In London, British Prime Minister Tony Blair said there had been
``substantial progress'' at Mazar-e-Sharif and there was no doubt ``that the
military momentum is now moving against the Taliban.''
Vice President Dick Cheney said the city's loss would be a serious blow to
the Taliban because they had worked so hard to protect it since the bombing
began.
``It's a significant development,'' Cheney said in a telephone interview with
The Sun newspaper of London. ``It would be perceived, I think, as a significant
defeat.''
Mazar-e-Sharif has a population of about 200,000 — most are ethnic Uzbeks and
Tajiks, the same as the opposition. Most Taliban are Pashtuns, the largest
ethnic group in Afghanistan.
In other developments:
— Islamic fundamentalists in Pakistan burned tires, blocked transit routes
and clashed with police in a nationwide strike Friday to protest their
government's pro-U.S. policies on Afghanistan. Four demonstrators were killed.
— Bush said the worldwide coalition against terrorism has never been stronger
and added, ``now is the time for action'' on military, diplomatic and other
fronts.
— Britain plans to release a dossier of evidence against bin Laden next week,
a senior official said Friday. British officials have expressed concern that
public support for the U.S.-led military campaign in Afghanistan has wavered.
Mazar-e-Sharif has a large airport that could be refurbished for American and
allied aircraft to conduct humanitarian missions and mount attacks against the
Taliban. And the city controls a supply route from Uzbekistan, 45 miles to north
— a passage that does not get blocked by winter snowfalls, a key concern for the
opposition alliance.
Losing Mazar-e-Sharif would also isolate Taliban units in northwestern
Afghanistan.
An opposition spokesman, Ashraf Nadeem, said northern alliance fighters
overran Mazar-e-Sharif's airport and then entered the city through Taliban lines
at the Pul-e-Imam Bukhri bridge on its southern edge. Taliban forces appeared to
have abandoned Mazar-e-Sharif in the face of the assault, he said.

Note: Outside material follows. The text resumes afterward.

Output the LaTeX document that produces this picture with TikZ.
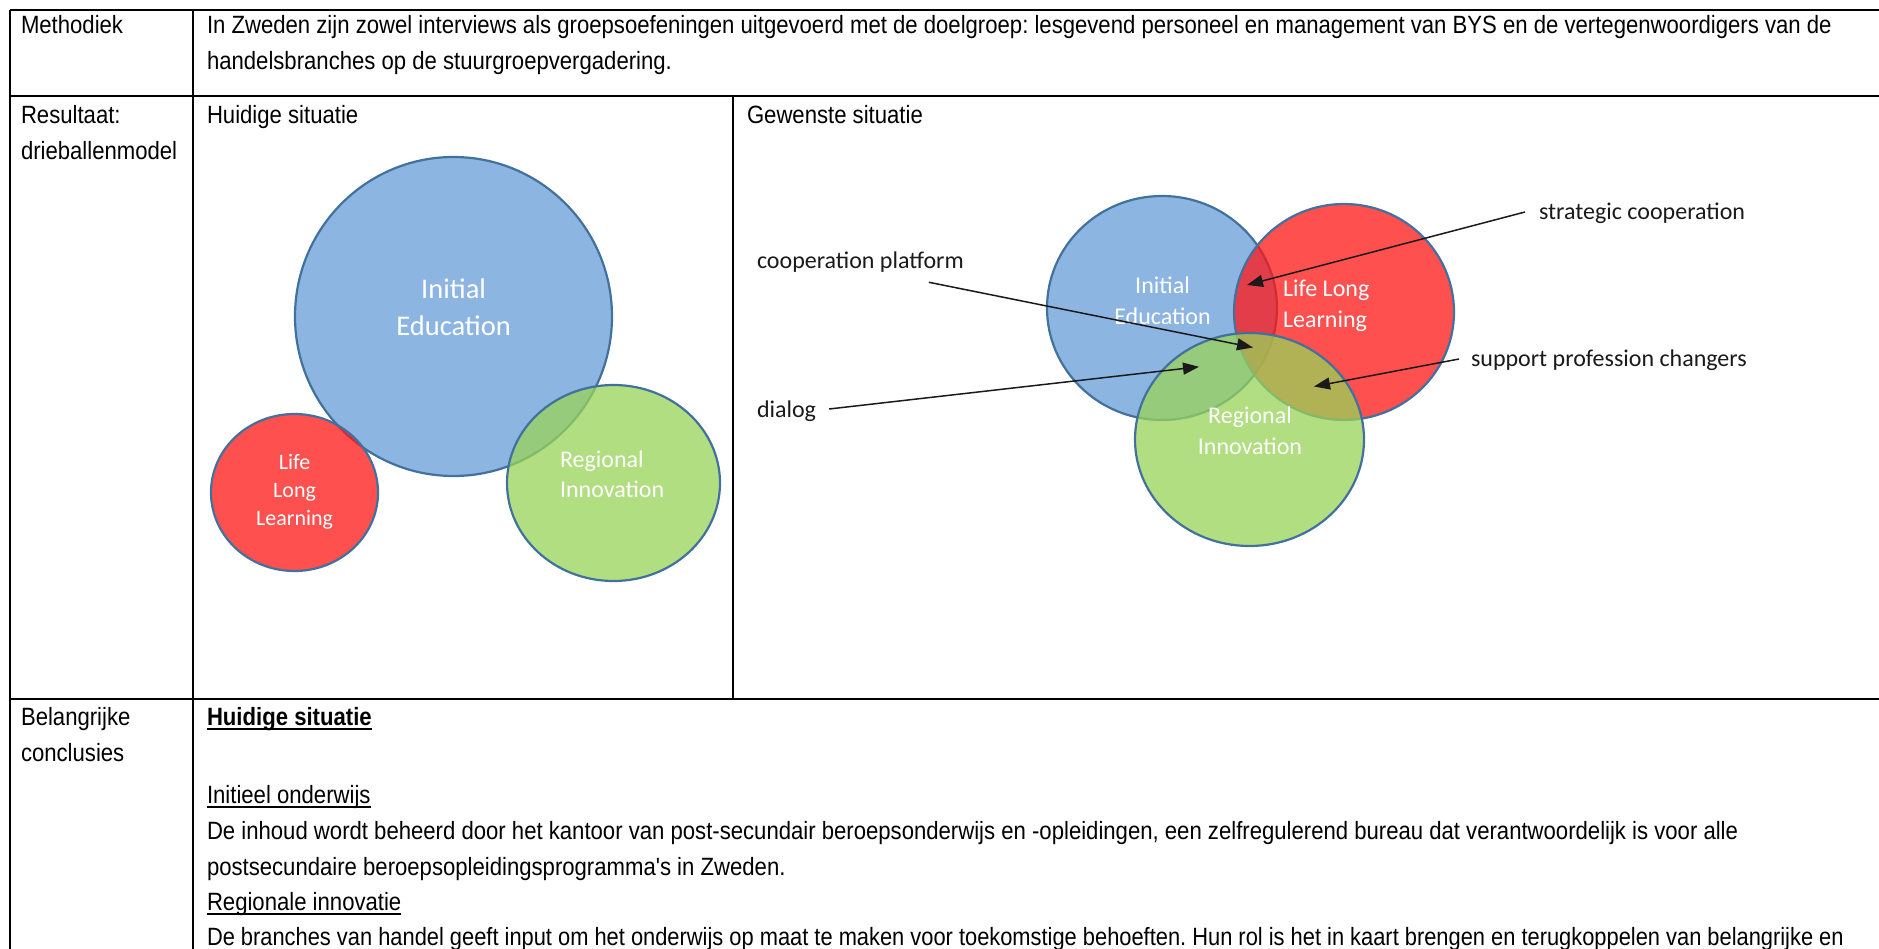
\documentclass[tikz,border=0pt]{standalone}
\usepackage{fontspec}
\setmainfont{Liberation Sans}
\newfontfamily\tabfont[FakeStretch=0.885]{Liberation Sans}
\newfontfamily\calfont{Carlito}
\usetikzlibrary{arrows.meta,calc}

\definecolor{ballblue}{RGB}{141,181,226}
\definecolor{ballred}{RGB}{255,22,22}
\definecolor{ballgreen}{RGB}{152,211,88}
\definecolor{ballline}{RGB}{65,113,156}
\definecolor{inkgray}{RGB}{26,26,26}

\newcommand\myul[1]{\setbox0\hbox{#1}\rlap{\vrule width\wd0 height -2.6pt depth 4.5pt}\box0}

\tikzset{
  tabline/.style={draw=black, line width=2.2pt},
  tabtext/.style={anchor=base west, inner sep=0pt, outer sep=0pt, text=black,
                  font=\tabfont\fontsize{25}{36}\selectfont},
  ballshape/.style={draw=ballline, line width=2.2pt},
  blueball/.style={ballshape, fill=ballblue},
  redball/.style={ballshape, fill=ballred, fill opacity=0.75},
  greenball/.style={ballshape, fill=ballgreen, fill opacity=0.75},
  balltext/.style={text=white, inner sep=0pt, outer sep=0pt},
  calltext/.style={text=inkgray, inner sep=0pt, outer sep=0pt, anchor=west,
                   font=\calfont\fontsize{24}{30}\selectfont},
  callout/.style={draw=inkgray, line width=1.5pt, -{Triangle[length=16pt,width=12pt]}}
}

\begin{document}
\frenchspacing
\begin{tikzpicture}[x=1pt,y=-1pt]
\useasboundingbox (0,0) rectangle (1879,949);
\fill[white] (0,0) rectangle (1879,949);

% ---------- table grid ----------
\draw[tabline] (10,10) -- (1879,10);
\draw[tabline] (10,96) -- (1879,96);
\draw[tabline] (10,699) -- (1879,699);
\draw[tabline] (10,10) -- (10,949);
\draw[tabline] (193,10) -- (193,949);
\draw[tabline] (733,96) -- (733,699);

% ---------- table text ----------
\node[tabtext] (methodiek) at (21,34) {Methodiek};
\node[tabtext] (meth1) at (207,34) {In Zweden zijn zowel interviews als groepsoefeningen uitgevoerd met de doelgroep: lesgevend personeel en management van BYS en de vertegenwoordigers van de};
\node[tabtext] (meth2) at (207,70) {handelsbranches op de stuurgroepvergadering.};

\node[tabtext] (res1) at (21,124) {Resultaat:};
\node[tabtext] (res2) at (21,160) {drieballenmodel};
\node[tabtext] (huidig) at (207,124) {Huidige situatie};
\node[tabtext] (gewenst) at (747,124) {Gewenste situatie};

\node[tabtext] (bel1) at (21,725) {Belangrijke};
\node[tabtext] (bel2) at (21,761) {conclusies};
\node[tabtext] (con1) at (207,725) {\myul{\bfseries Huidige situatie}};
\node[tabtext] (con2) at (207,803) {\myul{Initieel onderwijs}};
\node[tabtext] (con3) at (207,839) {De inhoud wordt beheerd door het kantoor van post-secundair beroepsonderwijs en -opleidingen, een zelfregulerend bureau dat verantwoordelijk is voor alle};
\node[tabtext] (con4) at (207,875) {postsecundaire beroepsopleidingsprogramma's in Zweden.};
\node[tabtext] (con5) at (207,910) {\myul{Regionale innovatie}};
\node[tabtext, transform shape, xscale=0.988] (con6) at (207,945) {De branches van handel geeft input om het onderwijs op maat te maken voor toekomstige behoeften. Hun rol is het in kaart brengen en terugkoppelen van belangrijke en};

% ---------- left panel: current situation ----------
\path[blueball] (453.5,316.5) ellipse [x radius=158.5, y radius=159.5];
\path[redball] (294.5,492.5) ellipse [x radius=83.5, y radius=78.5];
\path[greenball] (613.5,483) ellipse [x radius=106.5, y radius=98];

\node[balltext, align=center, font=\calfont\fontsize{28.5}{37.5}\selectfont] (lIE) at (453.6,307) {Initial\\Education};
\node[balltext, align=center, font=\calfont\fontsize{22}{27.7}\selectfont] (lLLL) at (294.6,492) {Life\\Long\\Learning};
\node[balltext, align=left, anchor=west, font=\calfont\fontsize{24}{29.6}\selectfont] (lRI) at (560,474) {Regional\\Innovation};

% ---------- right panel: desired situation ----------
\path[blueball] (1162,308) ellipse [x radius=115, y radius=112];
\path[redball] (1344,312) ellipse [x radius=110, y radius=108];
\path[greenball] (1249.5,439.5) ellipse [x radius=114.5, y radius=106.5];

\node[balltext, align=center, font=\calfont\fontsize{24}{31.4}\selectfont] (rIE) at (1162.5,300.5) {Initial\\Education};
\node[balltext, align=left, anchor=west, font=\calfont\fontsize{24}{31}\selectfont] (rLLL) at (1283,306) {Life Long\\Learning};
\node[balltext, align=center, font=\calfont\fontsize{24}{31}\selectfont] (rRI) at (1250,431) {Regional\\Innovation};

% callout labels
\node[calltext] (sc) at (1539,213) {strategic cooperation};
\node[calltext] (sup) at (1471,360) {support profession changers};
\node[calltext] (cp) at (757,262) {cooperation platform};
\node[calltext] (dia) at (757,411) {dialog};

% arrow tips
\coordinate (tipSC) at (1247,285);
\coordinate (tipSUP) at (1314,386.5);
\coordinate (tipCP) at (1253,347.5);
\coordinate (tipDIA) at (1199,366.8);

\draw[callout] ($(sc.west)+(-14,-1)$) -- (tipSC);
\draw[callout] ($(sup.west)+(-12,-1)$) -- (tipSUP);
\draw[callout] ($(cp.south east)+(-35,10)$) -- (tipCP);
\draw[callout] ($(dia.east)+(13,-2)$) -- (tipDIA);
\end{tikzpicture}
\end{document}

``The whole city is now under control of our forces,'' Abdullah, foreign
minister of the Afghan government-in-exile, reached by telephone from Jabal
Saraj.
``The air support from the United States helped our forces make their
advance,'' said Abdullah, who uses only one name. Reporters have no access to
the area around Mazar-e-Sharif, and telephone links to the city have been cut.
The opposition announced an amnesty for anyone who formerly supported the
Taliban, Nadeem said by telephone from Dar-e-Suf. The opposition directed the
drive on Mazar-e-Sharif from Dar-e-Suf, about 50 miles to the south.
Human rights groups say the opposition put as many as 2,000 Taliban to death
in Mazar-e-Sharif when they took the city back from the Islamic militia in 1997.
In 1998, when the Taliban recaptured the city, they were accused by the same
groups of massacring several hundred people, many of them Shiite Muslims.
Elsewhere, U.S. jets struck Taliban front line positions about 30 miles north
of Kabul. The jets and B-52 bombers repeatedly hit Taliban targets overnight and
early Friday north of Kabul and around Kandahar.
The opposition has said it intends to launch an offensive to take Kabul, but
so far has not tried to move against the heavily entrenched Taliban lines there.
Powell told reporters it would be best if the opposition did not move
immediately, since Kabul's population is likely to be hostile to it.